The king was not satisfied. He called a council of learned men, who also decided against the project. Still the king was not satisfied; when the bishop (who was his confessor) proposed to him a mean stratagem. It was that he should get from Columbus his plans, charts, proposed directions for sailing and all other necessary information, under the pretext that he cherished his propositions. Then he was to send a caravel (a small three-masted vessel) to the Cape de Verd islands on the pretext of carrying provisions there, with instructions to go as far westward as possible, to ascertain if there were any foundation for the navigator's theory. This was to secure advantages to the state without committing it to what might turn out to be a mere chimera. The king permitted himself to follow the advice of the bishop. The cowardly crew of the caravel did not go far, before they were frightened back by the great waves. Columbus discovered the infamous trick to defraud him of the honors of such a discovery, and with lofty pride he scorned all offers of the monarch to renew the negotiations. His wife was now dead. She had borne him a son, whom they had named Diego. The domestic ties which bound him to Portugal were broken, and turning his back upon the faithless king and priest, he took his boy and secretly departed from Lisbon late in the year 1484. Whither he went then nobody certainly knows. He first reappears in history in the south of Spain, standing, in the twilight of a beautiful October day, at the door of the Franciscan monastery near Palos, asking for a little bread and water for his famishing boy.

CHAPTER IV.

COLUMBUS AT THE CONVENT OF DE RABIDA-ASKS AID OF THE SOVEREIGNS OF SPAIN-THE SPANISH MONARCHY AT THAT TIME-COLUMBUS KEPT IN SUSPENSE THE COUNCIL AT SALAMANCA-DELAYS AND DISAPPOINTMENTS-QUEEN ISABELLA RESOLVES TO FIT OUT VESSELS FOR COLUMBUSHE IS APPOINTED ADMIRAL AND SAILS FOR PALOS-THE VOYAGE WESTWARD -DISCOVERS AN ISLAND SUPPOSED TO BE A PART OF THE EAST INDIES-LANDS, TAKES POSSESSION, AND CALLS THE NATIVE INHABITANTS INDIANS.

T is supposed by some that Columbus, after leaving Portugal, applied for aid to the Republic of Genoa. If he did, he was unsuccessful; and so we find him at the gate of the convent near Palos, in Andalusia, which was dedicated to Santa Maria de Rabida.
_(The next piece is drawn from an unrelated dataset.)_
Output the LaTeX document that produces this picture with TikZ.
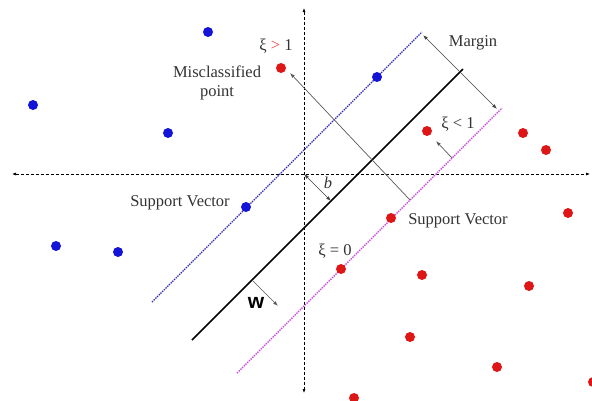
\documentclass[tikz,border=0pt]{standalone}
\usepackage{fontspec}
\setmainfont{Liberation Serif}
\newfontfamily\wfont{Liberation Sans}
\usepackage{xcolor}
\usetikzlibrary{arrows.meta,positioning,calc}

\definecolor{svblue}{RGB}{20,20,215}
\definecolor{svred}{RGB}{222,22,22}
\definecolor{lineblue}{RGB}{45,45,180}
\definecolor{lineviolet}{RGB}{200,80,220}

\begin{document}
\begin{tikzpicture}[
    x=1pt, y=-1pt,
    axis/.style={densely dashed, line width=0.6pt, {Latex[length=4pt,width=3pt]}-{Latex[length=4pt,width=3pt]}},
    bluedot/.style={circle, fill=svblue, inner sep=0pt, minimum size=10pt},
    reddot/.style={circle, fill=svred, inner sep=0pt, minimum size=10pt},
    txt/.style={font=\fontsize{16.5}{19}\selectfont, align=center, text=black!80, inner sep=0pt},
    arrow/.style={-{Latex[length=5pt,width=3.5pt]}, line width=0.7pt, draw=black!65},
    dblarrow/.style={{Latex[length=5pt,width=3.5pt]}-{Latex[length=5pt,width=3.5pt]}, line width=0.7pt, draw=black!75},
]
    \useasboundingbox (0,0) rectangle (592,400);

    % Axes
    \coordinate (xl) at (12,174);
    \coordinate (xr) at (590,174);
    \coordinate (yt) at (304,8);
    \coordinate (yb) at (304,393);
    \coordinate (o) at (304,174);
    \draw[axis] (xl) -- (xr);
    \draw[axis] (yt) -- (yb);

    % Hyperplane and margins
    \coordinate (up1) at (152,302);
    \coordinate (up2) at (422,32);
    \coordinate (hp1) at (192,340);
    \coordinate (hp2) at (463,69);
    \coordinate (lo1) at (237,373);
    \coordinate (lo2) at (502,108);
    \draw[lineblue, densely dotted, line width=1.4pt] (up1) -- (up2);
    \draw[black, line width=1.6pt] (hp1) -- (hp2);
    \draw[lineviolet, densely dotted, line width=1.4pt] (lo1) -- (lo2);

    % Points
    \node[bluedot] (b1) at (208,32) {};
    \node[bluedot] (b2) at (33,105) {};
    \node[bluedot] (b3) at (168,133) {};
    \node[bluedot] (b4) at (377,77) {};
    \node[bluedot] (b5) at (246,207) {};
    \node[bluedot] (b6) at (56,246) {};
    \node[bluedot] (b7) at (118,252) {};
    \node[reddot] (r1) at (281,68) {};
    \node[reddot] (r2) at (427,131) {};
    \node[reddot] (r3) at (523,133) {};
    \node[reddot] (r4) at (546,150) {};
    \node[reddot] (r5) at (391,218) {};
    \node[reddot] (r6) at (568,213) {};
    \node[reddot] (r7) at (341,269) {};
    \node[reddot] (r8) at (422,275) {};
    \node[reddot] (r9) at (529,286) {};
    \node[reddot] (r10) at (410,337) {};
    \node[reddot] (r11) at (497,367) {};
    \node[reddot] (r12) at (354,398) {};
    \node[reddot] (r13) at (593,382) {};

    % Labels
    \node[txt] (mis) at (217,83) {Misclassified\\point};
    \node[txt] (xig) at (276,46) {ξ {\color{svred!80}>} 1};
    \node[txt] (mrg) at (473,43) {Margin};
    \node[txt] (xil) at (458,124) {ξ < 1};
    \node[txt] (svl) at (180,203) {Support Vector};
    \node[txt] (svr) at (458,221) {Support Vector};
    \node[txt] (xie) at (335,251) {ξ = 0};
    \node[txt, font=\fontsize{16.5}{19}\selectfont\itshape] (bl) at (328,183) {b};
    \node[txt, text=black, font=\wfont\bfseries\fontsize{21}{22}\selectfont] (wl) at (256,303) {w};

    % Arrows
    \coordinate (bh) at (331,201);
    \coordinate (w1) at (252,280);
    \coordinate (w2) at (278,306);
    \coordinate (m1) at (423,35);
    \coordinate (m2) at (497,109);
    \coordinate (s1) at (452,158);
    \coordinate (s2) at (436,141);
    \coordinate (c1) at (410,200);
    \coordinate (c2) at (290,73);
    \draw[dblarrow] (o) -- (bh);
    \draw[arrow] (w1) -- (w2);
    \draw[dblarrow] (m1) -- (m2);
    \draw[arrow] (s1) -- (s2);
    \draw[arrow] (c1) -- (c2);
\end{tikzpicture}
\end{document}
Whilst the porter was getting refreshments for his boy, the prior of the convent, Friar Juan Perez de Marchena, happening to pass by, was attracted by the dignified aspect of the stranger. He soon learned that he was on his way to the neighboring town, Huelva, to seek for his brother-in-law, probably Pedro Correo, already mentioned. He also learned, from a brief conversation, that the stranger was an extraordinary man, and he invited Columbus to remain as his guest. With increasing wonder and admiration he heard the lips of the navigator unfold his theories, his plans and his hopes. That such a man should stand a beggar at his convent gate was a marvel to Father Marchena.

The friar was learned in geographical science. Able, therefore, to comprehend the grandeur of the views of Columbus, he was deeply impressed with the wisdom of the navigator, which seemed to him like inspiration. Distrusting his own judgment, he sent for Garcia Fernandez, a scientific friend in Palos, to come and converse with his guest; and within the quiet cloisters of La Rabida, the project of Columbus received the most profound respect, such as powerful courts and learned philosophers in council had not deigned to bestow. There he was brought in contact with old and eminent navigators of Palos, whose stories of the sea confirmed his faith in his theory. Marchena, impressed with the same faith, and the importance to Spain of a successful result of an enterprise like that proposed by Columbus, not only offered to give him a favorable introduction to the court, but he also offered to take his son Diego into the convent, and there educate him.